Wednesday, August 19, 2009

Trusting Market Moves: Why Relative Volume is Important

In past posts, I have described a measure called relative volume, which looks at the current volume at a given point in the day and compares that to the normal, expectable volume at that time of day.

The idea is to see whether the market is unusually active or not. Significant variations in relative volume give us a clue as to whether large, institutional money managers are active in the markets. If so, they may be repricing assets, leading to possible trending moves. If the institutional money is relatively absent, we're more likely to see choppy and range markets dominated by market makers, algorithmic programs operating close to the market, and prop traders.

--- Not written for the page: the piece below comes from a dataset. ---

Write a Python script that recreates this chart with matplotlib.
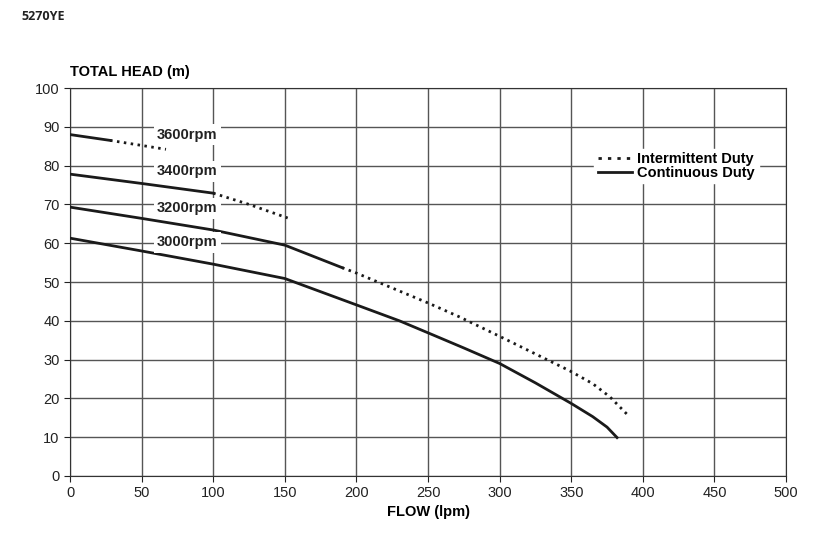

Let's take this morning as an example. After significant overnight weakness, we saw strong buying interest right from the market open, as noted in the intraday tweets. Volume in the S&P 500 e-mini (ES) futures for the first half hour was about 268 thousand contracts, not quite one standard deviation above the median volume for the first 30 minutes of trade. That is very healthy volume for a morning of very light economic news.

Seeing the solid volume coming into the market in response to weakness, hold above the Monday lows, and persistently lift offers in ES tells us that money managers were perceiving value as we moved toward 975 in that contract. It's when we see above average volume participating in breakouts and reversals that we can most trust those moves, as they have the support of participants that are market movers.